*TASK DIRECTIONS*
From the listing below, copy word for word every line starting at the one that includes "Rebuild this chart" and ending at the one that includes "const data = CATEGORIES.map((name, i)"; the pictures are omitted.

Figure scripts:
--- START ---
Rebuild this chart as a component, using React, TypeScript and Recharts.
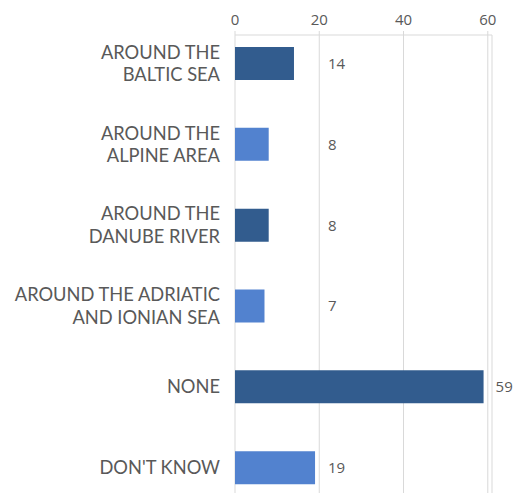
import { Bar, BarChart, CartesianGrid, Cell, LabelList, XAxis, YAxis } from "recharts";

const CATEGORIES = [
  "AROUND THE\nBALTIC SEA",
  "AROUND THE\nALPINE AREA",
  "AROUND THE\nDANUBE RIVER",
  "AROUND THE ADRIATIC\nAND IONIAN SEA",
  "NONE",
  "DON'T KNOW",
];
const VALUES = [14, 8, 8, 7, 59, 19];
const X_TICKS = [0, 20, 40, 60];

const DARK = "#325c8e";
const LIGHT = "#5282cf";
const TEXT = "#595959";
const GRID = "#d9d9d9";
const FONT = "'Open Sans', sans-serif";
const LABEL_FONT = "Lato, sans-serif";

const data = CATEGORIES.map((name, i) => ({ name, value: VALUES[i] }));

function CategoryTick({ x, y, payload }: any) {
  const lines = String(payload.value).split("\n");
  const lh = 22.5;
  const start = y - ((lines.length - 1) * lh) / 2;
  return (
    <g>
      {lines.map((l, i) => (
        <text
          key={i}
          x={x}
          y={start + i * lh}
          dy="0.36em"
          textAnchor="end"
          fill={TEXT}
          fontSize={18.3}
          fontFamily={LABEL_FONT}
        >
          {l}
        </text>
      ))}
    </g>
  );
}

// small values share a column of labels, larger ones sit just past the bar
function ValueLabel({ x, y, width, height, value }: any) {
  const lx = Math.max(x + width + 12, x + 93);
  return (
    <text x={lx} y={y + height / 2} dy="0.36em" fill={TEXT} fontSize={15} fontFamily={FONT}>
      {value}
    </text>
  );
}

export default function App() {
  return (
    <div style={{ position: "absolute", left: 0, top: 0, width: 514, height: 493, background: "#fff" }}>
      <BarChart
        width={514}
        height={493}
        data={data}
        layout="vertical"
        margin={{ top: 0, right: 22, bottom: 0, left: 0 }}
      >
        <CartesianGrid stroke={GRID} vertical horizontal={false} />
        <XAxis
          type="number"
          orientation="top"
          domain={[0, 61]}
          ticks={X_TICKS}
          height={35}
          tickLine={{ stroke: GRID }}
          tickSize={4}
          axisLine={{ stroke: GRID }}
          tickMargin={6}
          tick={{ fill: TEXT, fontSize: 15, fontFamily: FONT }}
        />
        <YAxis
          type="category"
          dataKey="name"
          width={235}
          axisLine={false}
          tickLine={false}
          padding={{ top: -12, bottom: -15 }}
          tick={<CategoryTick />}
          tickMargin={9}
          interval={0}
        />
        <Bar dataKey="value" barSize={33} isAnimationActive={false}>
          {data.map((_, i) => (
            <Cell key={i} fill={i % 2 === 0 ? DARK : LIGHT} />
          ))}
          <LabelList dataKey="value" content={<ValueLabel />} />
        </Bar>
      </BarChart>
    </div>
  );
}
--- END ---
--- START ---
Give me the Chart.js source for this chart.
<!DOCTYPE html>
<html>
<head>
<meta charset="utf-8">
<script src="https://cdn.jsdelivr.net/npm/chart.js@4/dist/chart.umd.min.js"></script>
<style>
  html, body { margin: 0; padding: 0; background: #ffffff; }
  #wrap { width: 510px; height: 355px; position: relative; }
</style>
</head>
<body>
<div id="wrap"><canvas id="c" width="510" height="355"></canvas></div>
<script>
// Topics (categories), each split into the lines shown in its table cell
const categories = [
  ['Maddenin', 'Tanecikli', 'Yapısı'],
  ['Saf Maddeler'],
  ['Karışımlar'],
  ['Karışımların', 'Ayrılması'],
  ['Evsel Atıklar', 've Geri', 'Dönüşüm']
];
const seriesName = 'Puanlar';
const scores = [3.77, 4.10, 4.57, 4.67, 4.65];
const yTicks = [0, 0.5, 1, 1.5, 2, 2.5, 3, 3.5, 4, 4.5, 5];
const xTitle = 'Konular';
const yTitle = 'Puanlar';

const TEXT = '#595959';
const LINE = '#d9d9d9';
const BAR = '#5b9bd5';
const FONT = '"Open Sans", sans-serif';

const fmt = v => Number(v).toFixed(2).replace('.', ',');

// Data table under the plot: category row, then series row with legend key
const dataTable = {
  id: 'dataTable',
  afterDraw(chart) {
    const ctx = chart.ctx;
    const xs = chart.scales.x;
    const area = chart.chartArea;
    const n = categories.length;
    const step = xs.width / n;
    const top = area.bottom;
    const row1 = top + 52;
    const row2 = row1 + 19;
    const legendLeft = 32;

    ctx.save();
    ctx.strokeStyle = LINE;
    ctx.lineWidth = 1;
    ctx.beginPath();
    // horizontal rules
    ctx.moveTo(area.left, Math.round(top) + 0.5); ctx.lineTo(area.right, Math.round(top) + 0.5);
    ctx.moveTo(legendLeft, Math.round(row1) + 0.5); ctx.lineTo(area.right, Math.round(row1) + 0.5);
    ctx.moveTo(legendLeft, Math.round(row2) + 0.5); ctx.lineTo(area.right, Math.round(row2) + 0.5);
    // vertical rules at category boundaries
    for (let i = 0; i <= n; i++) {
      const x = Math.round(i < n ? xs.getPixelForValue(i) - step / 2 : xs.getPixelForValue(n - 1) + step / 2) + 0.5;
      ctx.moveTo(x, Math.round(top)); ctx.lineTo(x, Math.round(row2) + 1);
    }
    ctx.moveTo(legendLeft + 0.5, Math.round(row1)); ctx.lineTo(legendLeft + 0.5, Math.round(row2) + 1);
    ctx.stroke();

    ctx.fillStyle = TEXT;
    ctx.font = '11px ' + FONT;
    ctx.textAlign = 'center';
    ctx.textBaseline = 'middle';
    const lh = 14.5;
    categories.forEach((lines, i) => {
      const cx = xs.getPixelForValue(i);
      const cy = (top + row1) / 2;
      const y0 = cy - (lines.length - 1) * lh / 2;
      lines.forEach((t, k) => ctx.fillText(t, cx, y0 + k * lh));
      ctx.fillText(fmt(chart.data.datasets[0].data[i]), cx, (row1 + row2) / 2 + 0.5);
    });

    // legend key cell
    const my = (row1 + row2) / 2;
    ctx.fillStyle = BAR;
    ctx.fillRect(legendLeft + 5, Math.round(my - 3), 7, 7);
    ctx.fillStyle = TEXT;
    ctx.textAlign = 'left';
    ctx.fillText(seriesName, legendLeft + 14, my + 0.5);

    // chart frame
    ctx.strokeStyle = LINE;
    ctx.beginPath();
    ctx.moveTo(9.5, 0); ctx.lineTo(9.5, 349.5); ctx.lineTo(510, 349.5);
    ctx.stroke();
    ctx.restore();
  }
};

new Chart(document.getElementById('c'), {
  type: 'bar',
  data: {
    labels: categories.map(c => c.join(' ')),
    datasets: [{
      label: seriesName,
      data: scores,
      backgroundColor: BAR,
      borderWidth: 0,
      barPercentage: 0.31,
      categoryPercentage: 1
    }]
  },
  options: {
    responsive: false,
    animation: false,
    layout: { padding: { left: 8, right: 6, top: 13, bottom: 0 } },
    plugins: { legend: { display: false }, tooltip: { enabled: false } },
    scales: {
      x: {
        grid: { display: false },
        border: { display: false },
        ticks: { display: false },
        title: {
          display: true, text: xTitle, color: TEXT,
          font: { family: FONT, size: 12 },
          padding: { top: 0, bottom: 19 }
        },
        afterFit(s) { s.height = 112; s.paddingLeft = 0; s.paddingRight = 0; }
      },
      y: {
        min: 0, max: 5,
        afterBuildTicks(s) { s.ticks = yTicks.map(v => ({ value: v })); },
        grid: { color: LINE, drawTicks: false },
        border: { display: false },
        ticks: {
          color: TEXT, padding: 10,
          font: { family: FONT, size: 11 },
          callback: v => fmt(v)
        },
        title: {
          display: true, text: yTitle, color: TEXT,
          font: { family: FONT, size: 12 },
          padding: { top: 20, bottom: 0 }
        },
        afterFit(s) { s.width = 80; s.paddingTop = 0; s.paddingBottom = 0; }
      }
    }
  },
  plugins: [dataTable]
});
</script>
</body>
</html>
--- END ---
*OUTPUT BELOW*
Rebuild this chart as a component, using React, TypeScript and Recharts.
import { Bar, BarChart, CartesianGrid, Cell, LabelList, XAxis, YAxis } from "recharts";

const CATEGORIES = [
  "AROUND THE\nBALTIC SEA",
  "AROUND THE\nALPINE AREA",
  "AROUND THE\nDANUBE RIVER",
  "AROUND THE ADRIATIC\nAND IONIAN SEA",
  "NONE",
  "DON'T KNOW",
];
const VALUES = [14, 8, 8, 7, 59, 19];
const X_TICKS = [0, 20, 40, 60];

const DARK = "#325c8e";
const LIGHT = "#5282cf";
const TEXT = "#595959";
const GRID = "#d9d9d9";
const FONT = "'Open Sans', sans-serif";
const LABEL_FONT = "Lato, sans-serif";

const data = CATEGORIES.map((name, i) => ({ name, value: VALUES[i] }));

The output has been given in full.